What to Tell Your Physician

To aid in proper diagnosis and the selection of appropriate therapy, let your doctor know of any facial signs and symptoms that may not be visually evident or present at the time of your office visit.

New standard care options stress communication.1

If you experience significant flushing, try to identify when and how this occurs. Also be sure to tell your doctor if you have had long-term extensive sun exposure in your job or lifestyle, as this may lead to redness and visible blood vessels from photodamage rather than rosacea.

In some patients, rosacea also affects the eyes, and it may be especially important to note any eye discomfort you experience, such as irritation, burning or stinging, or if your eyes tend to be watery or bloodshot. Although eye symptoms are often mild, in more severe cases they may require treatment by an eye specialist.

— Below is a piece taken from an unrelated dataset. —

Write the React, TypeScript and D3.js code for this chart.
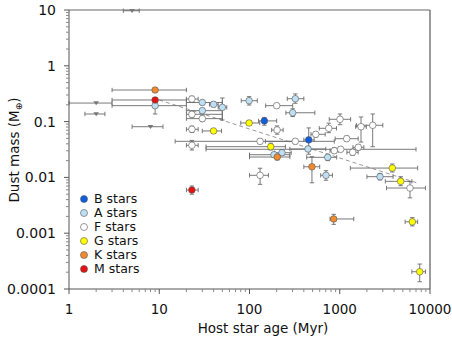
import * as d3 from "d3";

// [age (Myr), dust mass, ageLo, ageHi, massLo, massHi]
const bStars = [
  [146, 0.103, 126, 200, 0.086, 0.119],
  [453, 0.047, 400, 520, 0.026, 0.077],
];
const aStars = [
  [9, 0.193, 3, 20, 0.137, 0.224],
  [30, 0.22, 20, 50, 0.2, 0.24],
  [40, 0.204, 36, 45, 0.185, 0.225],
  [50, 0.18, 45, 56, 0.107, 0.265],
  [30, 0.157, 20, 50, 0.142, 0.173],
  [99, 0.237, 81, 122, 0.198, 0.28],
  [322, 0.257, 262, 400, 0.213, 0.313],
  [301, 0.144, 253, 530, 0.123, 0.17],
  [445, 0.0323, 280, 700, 0.029, 0.036],
  [229, 0.0277, 190, 290, 0.025, 0.031],
  [187, 0.0255, 100, 280, 0.023, 0.028],
  [736, 0.0229, 430, 925, 0.02, 0.026],
  [704, 0.0109, 615, 830, 0.0089, 0.0132],
  [2793, 0.0103, 2000, 3900, 0.009, 0.0118],
];
const fStars = [
  [23, 0.254, 20, 27, 0.225, 0.285],
  [23, 0.135, 20, 50, 0.12, 0.152],
  [30, 0.113, 20, 50, 0.1, 0.127],
  [23, 0.0728, 20, 27, 0.064, 0.083],
  [23, 0.0376, 20, 27, 0.031, 0.046],
  [200, 0.193, 151, 301, 0.175, 0.213],
  [202, 0.0707, 176, 236, 0.0595, 0.0836],
  [1006, 0.11, 765, 1320, 0.088, 0.137],
  [755, 0.0758, 593, 920, 0.0633, 0.0937],
  [1720, 0.081, 1500, 1970, 0.043, 0.121],
  [2318, 0.0859, 1530, 3000, 0.0355, 0.137],
  [542, 0.0592, 480, 690, 0.053, 0.066],
  [322, 0.0443, 150, 870, 0.04, 0.049],
  [131, 0.0443, 15, 330, 0.04, 0.049],
  [1194, 0.0494, 890, 1600, 0.044, 0.055],
  [870, 0.0301, 780, 960, 0.027, 0.034],
  [1024, 0.0319, 33, 7000, 0.029, 0.035],
  [1390, 0.0282, 1200, 1600, 0.025, 0.032],
  [1606, 0.0346, 1400, 1850, 0.031, 0.039],
  [131, 0.0109, 100, 162, 0.0075, 0.0146],
  [6000, 0.00645, 3300, 8900, 0.0043, 0.0084],
];
const gStars = [
  [40, 0.068, 30, 49, 0.062, 0.075],
  [99, 0.0944, 80, 130, 0.086, 0.104],
  [172, 0.0355, 33, 250, 0.031, 0.041],
  [3820, 0.0147, 1310, 7300, 0.0125, 0.0174],
  [4730, 0.0085, 3200, 6300, 0.0071, 0.0103],
  [6370, 0.0016, 5300, 7300, 0.00135, 0.0019],
  [7690, 0.000204, 6300, 8900, 0.000135, 0.00028],
];
const kStars = [
  [9, 0.368, 3, 20, 0.35, 0.385],
  [203, 0.0232, 100, 280, 0.0205, 0.026],
  [492, 0.0155, 400, 600, 0.008, 0.0235],
  [857, 0.0018, 780, 1430, 0.00144, 0.00218],
];
const mStars = [
  [9, 0.244, 3, 20, 0.225, 0.265],
  [23, 0.00594, 20, 27, 0.005, 0.007],
];
// [age, upper limit, ageLo, ageHi]
const upperLimits = [
  [5, 9.7, 4, 6],
  [2, 0.215, 1, 3],
  [2, 0.137, 1.5, 2.5],
  [8, 0.081, 5, 11],
];
const trendAges = [10, 7500];
const trendMasses = [0.244, 0.0078];

const xTicks = [1, 10, 100, 1000, 10000];
const yTicks = [0.0001, 0.001, 0.01, 0.1, 1, 10];
const xTickLabels = ["1", "10", "100", "1000", "10000"];
const yTickLabels = ["0.0001", "0.001", "0.01", "0.1", "1", "10"];

const legendLabels = ["B stars", "A stars", "F stars", "G stars", "K stars", "M stars"];
const groups = [bStars, aStars, fStars, gStars, kStars, mStars];
const colors = ["#0f5ee0", "#bfe0f4", "#ffffff", "#ffff00", "#f28a2e", "#e81010"];

const width = 452;
const height = 338;
const left = 69;
const right = 430;
const top = 10;
const bottom = 289;
const font = "'DejaVu Sans', Verdana, sans-serif";

const x = d3.scaleLog().domain([1, 10000]).range([left, right]);
const y = d3.scaleLog().domain([0.0001, 10]).range([bottom, top]);

const minorX = xTicks.slice(0, -1).flatMap((t) => d3.range(2, 10).map((k) => t * k));
const minorY = yTicks.slice(0, -1).flatMap((t) => d3.range(2, 10).map((k) => t * k));

const barColor = "#6a6a6a";
const cap = 2.2;

function ErrorBars({ d }: { d: number[] }) {
  const [ax, my, xl, xh, yl, yh] = d;
  const cx = x(ax);
  const cy = y(my);
  return (
    <g stroke={barColor} strokeWidth={0.9}>
      <line x1={x(xl)} x2={x(xh)} y1={cy} y2={cy} />
      <line x1={x(xl)} x2={x(xl)} y1={cy - cap} y2={cy + cap} />
      <line x1={x(xh)} x2={x(xh)} y1={cy - cap} y2={cy + cap} />
      {yl !== undefined && (
        <>
          <line x1={cx} x2={cx} y1={y(yl)} y2={y(yh)} />
          <line x1={cx - cap} x2={cx + cap} y1={y(yl)} y2={y(yl)} />
          <line x1={cx - cap} x2={cx + cap} y1={y(yh)} y2={y(yh)} />
        </>
      )}
    </g>
  );
}

export default function App() {
  const trend = d3
    .line<number>()
    .x((d) => x(d))
    .y((d, i) => y(trendMasses[i]));

  return (
    <svg
      width={width}
      height={height}
      style={{ position: "absolute", left: 0, top: 0, background: "#fff" }}
      fontFamily={font}
    >
      {/* frame */}
      <line x1={left} x2={right} y1={top} y2={top} stroke="#666" />
      <line x1={right} x2={right} y1={top} y2={bottom} stroke="#666" strokeWidth={1.3} />

      {/* trend line */}
      <path d={trend(trendAges) ?? ""} fill="none" stroke="#999" strokeDasharray="4,3" />

      {/* error bars */}
      {upperLimits.map((d, i) => (
        <ErrorBars key={"u" + i} d={d} />
      ))}
      {groups.map((g, gi) =>
        g.map((d, i) => <ErrorBars key={gi + "-" + i} d={d} />)
      )}

      {/* upper limits */}
      {upperLimits.map((d, i) => {
        const cx = x(d[0]);
        const cy = y(d[1]);
        return (
          <path
            key={"t" + i}
            d={`M${cx - 2.8},${cy - 1.8}L${cx + 2.8},${cy - 1.8}L${cx},${cy + 2.2}Z`}
            fill="#777"
          />
        );
      })}

      {/* points */}
      {groups.map((g, gi) =>
        g.map((d, i) => (
          <circle
            key={"p" + gi + "-" + i}
            cx={x(d[0])}
            cy={y(d[1])}
            r={3.3}
            fill={colors[gi]}
            stroke="#555"
            strokeWidth={0.6}
          />
        ))
      )}

      {/* y axis */}
      <line x1={left} x2={left} y1={top} y2={bottom} stroke="#555" />
      {minorY.map((t) => (
        <line key={"my" + t} x1={left - 3} x2={left} y1={y(t)} y2={y(t)} stroke="#888" />
      ))}
      {yTicks.map((t, i) => (
        <g key={"y" + t}>
          <line x1={left - 5} x2={left} y1={y(t)} y2={y(t)} stroke="#555" />
          <text x={left - 13} y={y(t)} dy="0.35em" textAnchor="end" fontSize={14} fill="#111">
            {yTickLabels[i]}
          </text>
        </g>
      ))}

      {/* x axis */}
      <line x1={left} x2={right} y1={bottom} y2={bottom} stroke="#555" />
      {minorX.map((t) => (
        <line key={"mx" + t} x1={x(t)} x2={x(t)} y1={bottom} y2={bottom + 3} stroke="#888" />
      ))}
      {xTicks.map((t, i) => (
        <g key={"x" + t}>
          <line x1={x(t)} x2={x(t)} y1={bottom} y2={bottom + 5} stroke="#555" />
          <text x={x(t)} y={bottom + 25} textAnchor="middle" fontSize={13.5} fill="#111">
            {xTickLabels[i]}
          </text>
        </g>
      ))}

      {/* axis titles */}
      <text x={263} y={333} textAnchor="middle" fontSize={13.5} fill="#111">
        Host star age (Myr)
      </text>
      <text
        transform={`translate(19,150) rotate(-90)`}
        textAnchor="middle"
        fontSize={13.5}
        fill="#111"
      >
        Dust mass (M
        <tspan fontSize={9} dy={3}>⊕</tspan>
        <tspan dy={-3}>)</tspan>
      </text>

      {/* legend */}
      {legendLabels.map((l, i) => (
        <g key={l} transform={`translate(84,${199 + i * 14})`}>
          <circle r={3.5} fill={colors[i]} stroke="#555" strokeWidth={0.6} />
          <text x={10} dy="0.35em" fontSize={12.5} fill="#111">
            {l}
          </text>
        </g>
      ))}
    </svg>
  );
}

Also let your doctor know about any facial burning, stinging, itching, tightening or swelling, as these factors may then be addressed in tailoring treatment to your individual case. In addition, because of its effect on personal appearance, remember to be frank about the impact rosacea has on your professional or social life, as well as your emotional well-being, in order to help determine the appropriate level of care.

Although the cause of rosacea is unknown, several possibilities are currently being studied, including flushing, inflammatory pathways and Demodex mites. At the same time, a growing range of medical therapies are now available so your doctor can tailor treatment to address the signs and symptoms in your individual case.


1. Odom R, Dahl M, Dover J, Draelos Z, Drake L, Macsai M, Powell F, Thiboutot D, Webster GF, Wilkin J. Standard management options for rosacea, part 1: Overview and broad spectrum of care. Cutis 2009;84:43-47.